The staff retrenched, preparing for a battle to land Matt Canada, the offseason’s hottest coordinator candidate. With defensive coordinator Dave Aranda locked into a $1.8 million annual deal, Orgeron, with Alleva’s blessing, wanted an equally notable — and compensated — OC.
"The day we got him here, we knew Notre Dame, UCLA, Tennessee was all after him. That’s not all of them. These schools were just dying to get him. So we had to move. And the guy was wanted, so we had to make the right offer," Orgeron says.
Canada signed a $1.5 million annual deal, putting LSU at $3.3 million in coordinator pay. The moves fortify the Tigers with arguably the best coordinator duo in the game, a statement to those critical of O’s acumen as a CEO. If either gets a head coaching or NFL gig, bring on the next bidding war.
"I don’t look at any of those things as costs," Alleva says. "Those are investments. You make investments to improve. I look at the dollars that we spend on those guys as investments to be better."
It’s a popular theory that the buzz around poaching Kiffin — both as a pure playcaller and as a spoil of war from hated Tuscaloosa — provided Orgeron an extra boost during the crucial phase of his audition process. Not so, according to the man who removed his interim tag.
"The thing [Orgeron] had to convince me of was how he’d be different than he was at Ole Miss, to be quite frank," Alleva says.

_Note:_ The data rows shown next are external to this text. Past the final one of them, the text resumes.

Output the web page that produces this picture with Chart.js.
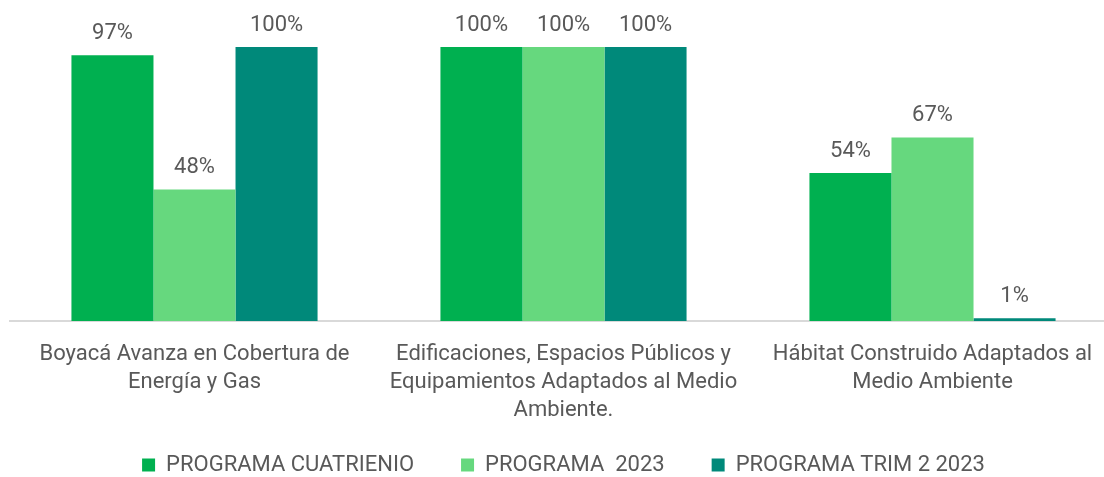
<!DOCTYPE html>
<html>
<head>
<meta charset="utf-8">
<script src="https://cdn.jsdelivr.net/npm/chart.js@4/dist/chart.umd.min.js"></script>
<style>
    html, body { margin: 0; padding: 0; background: #fff; overflow: hidden; }
    #wrap { width: 1117px; height: 477px; }
</style>
</head>
<body>
<div id="wrap"><canvas id="bar-canvas"></canvas></div>
<script>
const categories = [
    ["Boyacá Avanza en Cobertura de", "Energía y Gas"],
    ["Edificaciones, Espacios Públicos y", "Equipamientos Adaptados al Medio", "Ambiente."],
    ["Hábitat Construido Adaptados al", "Medio Ambiente"],
];
const cuatrienio = [97, 100, 54];
const anio2023 = [48, 100, 67];
const trim2 = [100, 100, 1];
const seriesNames = ["PROGRAMA CUATRIENIO", "PROGRAMA  2023", "PROGRAMA TRIM 2 2023"];

const textColor = "#595959";
const fontFamily = "Roboto, 'Noto Sans', sans-serif";

// percentages above each bar
const valueLabels = {
    id: "valueLabels",
    afterLayout(chart) {
        // legend row sits lower than its box, keep the wide item gaps
        chart.legend.top = 407;
    },
    afterDatasetsDraw(chart) {
        const ctx = chart.ctx;
        ctx.save();
        ctx.font = "22px " + fontFamily;
        ctx.fillStyle = textColor;
        ctx.textAlign = "center";
        ctx.textBaseline = "alphabetic";
        chart.data.datasets.forEach((ds, i) => {
            chart.getDatasetMeta(i).data.forEach((bar, j) => {
                ctx.fillText(ds.data[j] + "%", bar.x, bar.y - 16);
            });
        });
        ctx.restore();
    },
};

const data = {
    labels: categories,
    datasets: [
        {
            label: seriesNames[0],
            data: cuatrienio,
            backgroundColor: "#00B050",
        },
        {
            label: seriesNames[1],
            data: anio2023,
            backgroundColor: "#66D87E",
        },
        {
            label: seriesNames[2],
            data: trim2,
            backgroundColor: "#00897A",
        },
    ],
};

const config = {
    type: "bar",
    data: data,
    plugins: [valueLabels],
    options: {
        responsive: true,
        maintainAspectRatio: false,
        animation: false,
        datasets: {
            bar: {
                categoryPercentage: 0.667,
                barPercentage: 1,
            },
        },
        layout: {
            padding: { top: 47, left: 10, right: 0, bottom: 0 },
        },
        plugins: {
            legend: {
                position: "bottom",
                maxHeight: 50,
                labels: {
                    color: textColor,
                    font: { size: 22, family: fontFamily },
                    boxWidth: 13,
                    boxHeight: 13,
                    padding: 47,
                },
            },
            tooltip: { enabled: false },
        },
        scales: {
            x: {
                grid: { display: false, drawTicks: false },
                border: { color: "#D9D9D9", width: 2 },
                ticks: {
                    color: textColor,
                    font: { size: 22, family: fontFamily, lineHeight: 1.27 },
                    padding: 20,
                    maxRotation: 0,
                    autoSkip: false,
                },
                afterFit(scale) {
                    scale.height = 106;
                },
            },
            y: {
                display: false,
                min: 0,
                max: 100,
            },
        },
    },
};

new Chart(document.querySelector("#bar-canvas"), config);
</script>
</body>
</html>
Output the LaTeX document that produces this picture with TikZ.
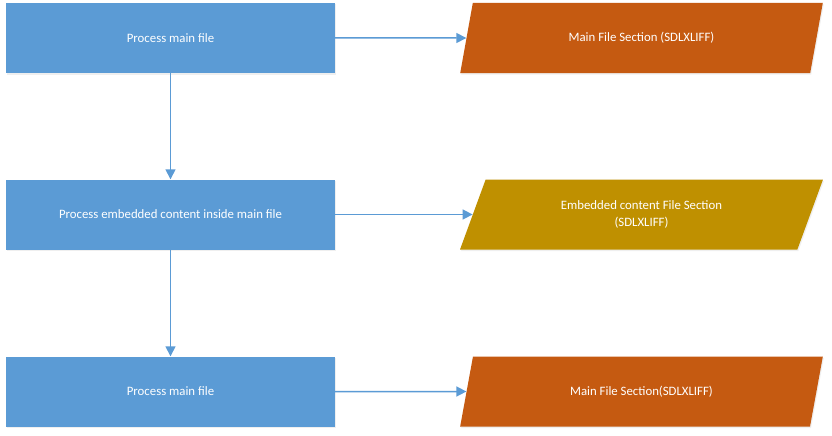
\documentclass[tikz,border=0pt]{standalone}
\usepackage{fontspec}
\setmainfont{Carlito}
\usepackage{xcolor}
\usepackage{tikz}
\usetikzlibrary{shapes.geometric}
\usetikzlibrary{arrows.meta}
\usetikzlibrary{shadows}

\definecolor{boxBlue}{RGB}{91,155,213}
\definecolor{sectOrange}{RGB}{197,90,17}
\definecolor{sectGold}{RGB}{191,144,0}

\tikzset{
  procbox/.style={rectangle, fill=boxBlue, text=white, minimum width=329pt,
    minimum height=70pt, inner sep=0pt, font=\fontsize{12.8}{16}\selectfont,
    drop shadow={opacity=0.12, shadow xshift=1pt, shadow yshift=-1.5pt}},
  sectbox/.style={trapezium, trapezium left angle=64, trapezium right angle=116,
    trapezium stretches=true, minimum width=363pt, minimum height=70pt,
    inner sep=0pt, text=white, align=center, font=\fontsize{12.8}{16.5}\selectfont,
    drop shadow={opacity=0.12, shadow xshift=1pt, shadow yshift=-1.5pt}},
  flow/.style={draw=boxBlue, line width=1.5pt, -{Triangle[length=10pt,width=10pt]}}
}

\begin{document}
\begin{tikzpicture}[x=1pt,y=-1pt]
\definecolor{fillColor}{RGB}{255,255,255}
\path[use as bounding box,fill=fillColor] (0,0) rectangle (832,436);

% process steps
\node[procbox] (procMain) at (170.5, 38) {Process main file};
\node[procbox] (procEmbed) at (170.5,214.5) {Process embedded content inside main file};
\node[procbox] (procMainB) at (170.5,391.5) {Process main file};

% file sections
\node[sectbox, fill=sectOrange] (sectMain) at (641.5, 38) {Main File Section (SDLXLIFF)};
\node[sectbox, fill=sectGold] (sectEmbed) at (641.5,214.5) {Embedded content File Section\\(SDLXLIFF)};
\node[sectbox, fill=sectOrange] (sectMainB) at (641.5,391.5) {Main File Section(SDLXLIFF)};

% connectors
\draw[flow] (procMain) -- (procEmbed);
\draw[flow] (procEmbed) -- (procMainB);
\draw[flow] (procMain) -- (sectMain);
\draw[flow] (procEmbed) -- (sectEmbed);
\draw[flow] (procMainB) -- (sectMainB);
\end{tikzpicture}
\end{document}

"And he just laid out that. He said he’d learned a lot. He delegates to people who are experts at what they do, and he realizes he’s not an expert at everything, just like any of us. We have to hire people that are good at things we’re not good at."
Orgeron suspects it’s a major factor that kept him from getting the USC job.
"I just look back at those times at Ole Miss ... I was going as hard as I could. And there’s no manual to being a head coach. And all those times, after, I’d think what it would be like if I could do things different," Orgeron says.
But there’s a point at which he’s begun to stop apologizing. Yes, he was too inexperienced, but what defensive line coach would turn down an SEC head coaching job?
"That was a bad marriage to begin with, from day one. I knew about the second week we were there, they didn’t want us. I went in there with an open mind. I was excited to get that job! I wanted to like it. And I wanted those people to like me. It just didn’t happen. I never thought I’d face the things I faced in Oxford. The things me and my family went through.
"But we went through it for a reason. We’re home now."